One person who had enjoyed apartment living in Singapore said high density can be successful if it is done properly.

"Tennis courts, pools, gyms are built into your facilities. Also the price of getting in for Singaporeans is very cheap. You get effectively a stipend from the government when you reach a certain age. So you can buy something for about $500,000 and have your home."

Another person spoken to by RNZ said new developments like Hobsonville Point were the best way to do density, on greenfields land.

"There are six storey dwellings there but I think they work because they're graded. They go from six down to three down to two. And then they built schools, they built supermarkets, they added more ferries on to get into the CBD, and things like that."

In St Mary's Bay and Freeman's Bay – two of the city's wealthiest suburbs, where weatherboard villas on tree-lined streets sit within walking distance of the CBD – residents denied they were NIMBYs, but did not want change in their area.

"We just like the way our areas are, and that's not being ninja [sic] or something, you know, not in my back yard. That's brought up when anybody starts to growl and grumble about it," one local said.

"I made submissions to the Unitary Plan on heritage for Ponsonby," another said.

He claimed that those who worked for Auckland Council had "only been here for five minutes and they don't know anything about Auckland at all".

However, one of the six outcomes in the council's Auckland Plan 2050 is protection of environment and cultural heritage.

Infometrics economist Brad Olsen told Checkpoint the situation simply needs to change.

"We know that in Auckland now the average price of a house is around $1.4 million and worth 10 times the average household income. That's the legacy Auckland is currently granting to future generations.

"If we're talking heritage, that's the heritage of the 2020s for Aucklanders.

"It's a challenging conversation. We certainly don't want to see all remnants of New Zealand's yesteryear gone, but I also think we've got to be realistic.

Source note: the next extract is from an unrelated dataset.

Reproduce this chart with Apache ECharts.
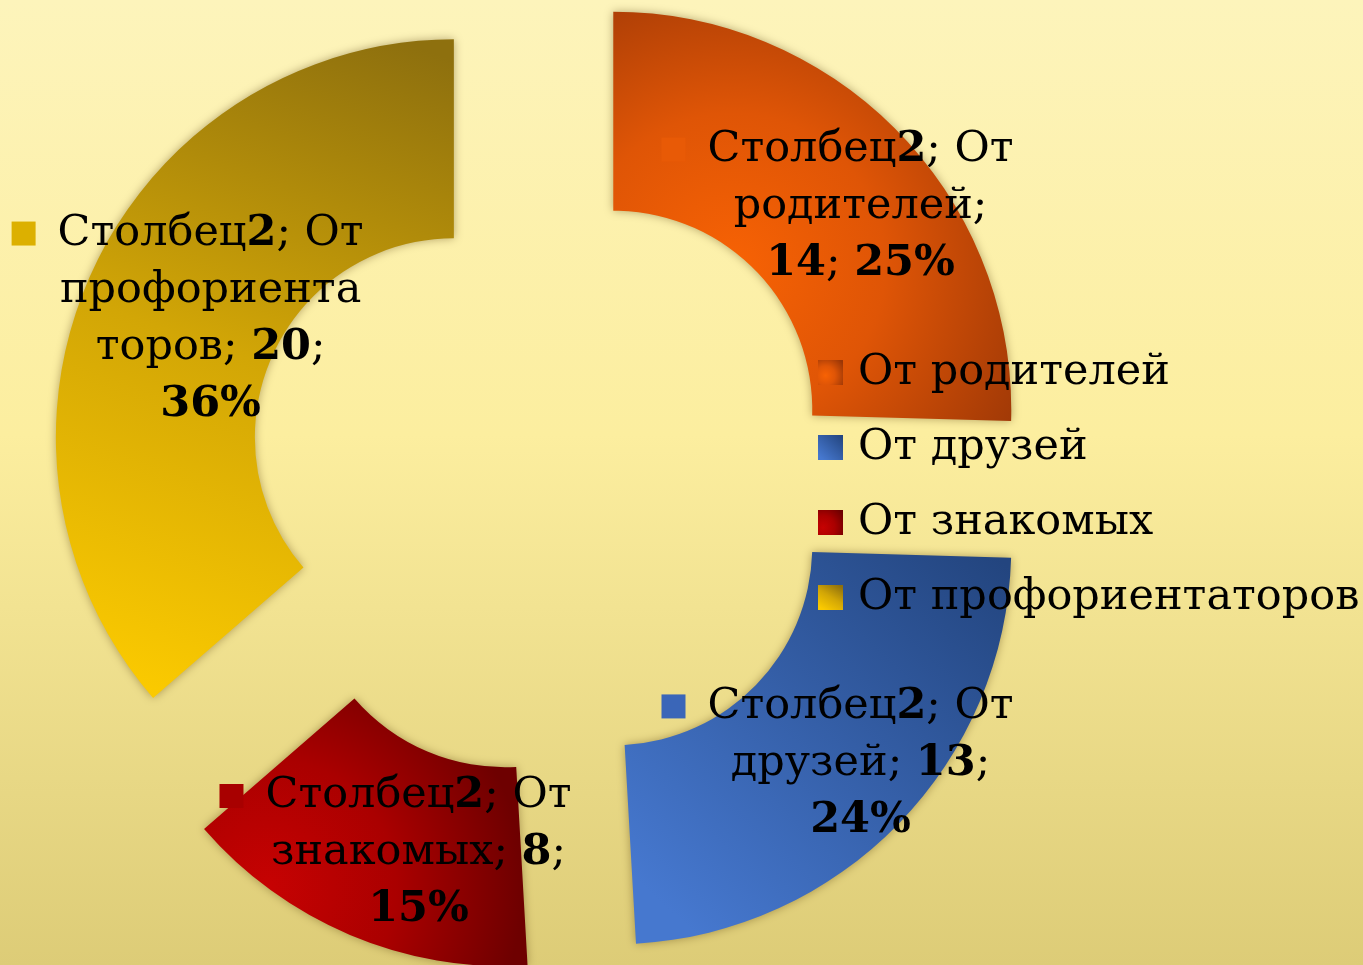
<!DOCTYPE html>
<html>
<head>
<meta charset="utf-8">
<script src="https://cdn.jsdelivr.net/npm/echarts@6/dist/echarts.min.js"></script>
<style>
	body{ margin:0; }
	#main{ width:1363px; height:965px; }
</style>
</head>
<body>
<div id="main"></div>
<script>
	// данные
	var seriesName = 'Столбец2';
	var categories = ['От родителей', 'От друзей', 'От знакомых', 'От профориентаторов'];
	var values = [14, 13, 8, 20];

	// заливки секторов
	var fills = [
		{type:'radial', x:0.3, y:0.62, r:0.85, colorStops:[{offset:0,color:'#f76204'},{offset:0.45,color:'#df5506'},{offset:1,color:'#9a3606'}]},
		{type:'linear', x:0.95, y:0, x2:0.1, y2:0.9, colorStops:[{offset:0,color:'#23457f'},{offset:1,color:'#4678cf'}]},
		{type:'radial', x:0.2, y:0.7, r:0.95, colorStops:[{offset:0,color:'#c60202'},{offset:0.5,color:'#aa0000'},{offset:1,color:'#6e0000'}]},
		{type:'linear', x:0.85, y:0, x2:0.25, y2:1, colorStops:[{offset:0,color:'#8e700e'},{offset:0.5,color:'#d2a606'},{offset:1,color:'#fbca00'}]}
	];
	var flat = ['#e85a06', '#3a66b8', '#a80000', '#dcb000'];

	var font = 'DejaVu Serif';

	function wrap(text, max){
		var words = text.split(' ');
		var lines = [], cur = '';
		words.forEach(function(w){
			while (w.length > max) {
				if (cur) { lines.push(cur); cur = ''; }
				lines.push(w.slice(0, max - 1));
				w = w.slice(max - 1);
			}
			if (!cur) cur = w;
			else if ((cur + ' ' + w).length <= max) cur += ' ' + w;
			else { lines.push(cur); cur = w; }
		});
		if (cur) lines.push(cur);
		return lines;
	}

	function richLine(s){
		return s.split(/(\d+%?)/).filter(function(t){ return t !== ''; }).map(function(t){
			return /^\d/.test(t) ? '{b|' + t + '}' : '{n|' + t + '}';
		}).join('');
	}

	var data = categories.map(function(c, i){
		return {
			name: c,
			value: values[i],
			selected: true,
			itemStyle: { color: fills[i] },
			label: {
				formatter: function(p){
					var lines = wrap(p.seriesName + '; ' + p.name + '; ' + p.value + '; ' + p.percent + '%', 12);
					return lines.map(function(l, k){
						return (k === 0 ? '{m' + i + '|}{g|}' : '{p|}') + richLine(l);
					}).join('\n');
				}
			}
		};
	});

	var rich = {
		n: { fontFamily: font, fontSize: 43, lineHeight: 57, color: '#000', align: 'center' },
		b: { fontFamily: font, fontSize: 43, lineHeight: 57, color: '#000', fontWeight: 'bold', align: 'center' },
		g: { width: 22, align: 'center' },
		p: { width: 46, align: 'center' }
	};
	flat.forEach(function(c, i){
		rich['m' + i] = { width: 24, height: 24, backgroundColor: c, align: 'center' };
	});

	var myChart = echarts.init(document.getElementById('main'));
	var option = {
		animation: false,
		backgroundColor: {type:'linear', x:0, y:0, x2:0, y2:1, colorStops:[
			{offset:0, color:'#fdf4bb'}, {offset:0.45, color:'#fcee9f'}, {offset:1, color:'#ddcc77'}
		]},
		legend: {
			orient: 'vertical',
			left: 818,
			top: 351,
			padding: 0,
			itemWidth: 25,
			itemHeight: 25,
			itemGap: 32,
			icon: 'rect',
			selectedMode: false,
			data: categories,
			textStyle: { fontFamily: font, fontSize: 43, lineHeight: 42, color: '#000', padding: [0, 0, 0, 10] }
		},
		series: [
			{
				name: seriesName,
				type: 'pie',
				center: [543, 478],
				radius: [199, 398],
				startAngle: 90,
				clockwise: true,
				percentPrecision: 0,
				minShowLabelAngle: 0,
				selectedMode: 'multiple',
				selectedOffset: 98,
				avoidLabelOverlap: false,
				emphasis: { disabled: true },
				itemStyle: { shadowBlur: 10, shadowColor: 'rgba(70,45,0,0.4)' },
				label: { show: true, position: 'inside', align: 'center', rich: rich },
				labelLine: { show: false },
				labelLayout: function(){
					return { hideOverlap: false, dx: 8, dy: 7 };
				},
				data: data
			}
		]
	};
	myChart.setOption(option);
</script>
</body>
</html>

There are more people living in Auckland these days.

"Auckland has changed and the fact that we're not willing to have a conversation around how our environment changes around it, that we have to protect and keep everything that we used to, really is against every other part of development that we've seen in Auckland over the last few decades.

Auckland mayoral hopeful and businessman Leo Molloy said he wants to see targeted intensification in certain areas, but does not want to see the suburbs with old villas to change.

"Whilst I agree that we do have to intensify our dwellings, I just don't think we're following the right course here. So whoever chartered this process … they haven't really got a feeling for the pulse of the city."

Former Far North Mayor Wayne Brown is also vying for the Auckland mayoralty, and now lives in a high-rise on Karangahape Road. He said he is "a believer in that sort of stuff, but what I don't like is it seems to be driven from Wellington". He would like to see other incentives like low-interest loans for young people building a home.

Mayoral candidate and current Heart of the City chief executive Viv Beck said she is concerned about the "unilateral loss of character homes".

"I think character is important for a city. I do understand that building affordable housing is really important though. We're going to have to get a better balance between building affordable housing and making that happen quickly enough and also retaining the character we want to retain."

Current Manukau Ward councillor Efeso Collins told Checkpoint he fully supports intensification and good, compact urban design.

He said the changes won't force people to redevelop heritage homes but, where possible, allow greater options for housing that matches infrastructure in parts of Tāmaki Makaurau that have restrictive zoning rules.

As Mayor, Collins said he would facilitate a new conversation on how we contemporarily define our new sense of shared heritage and history.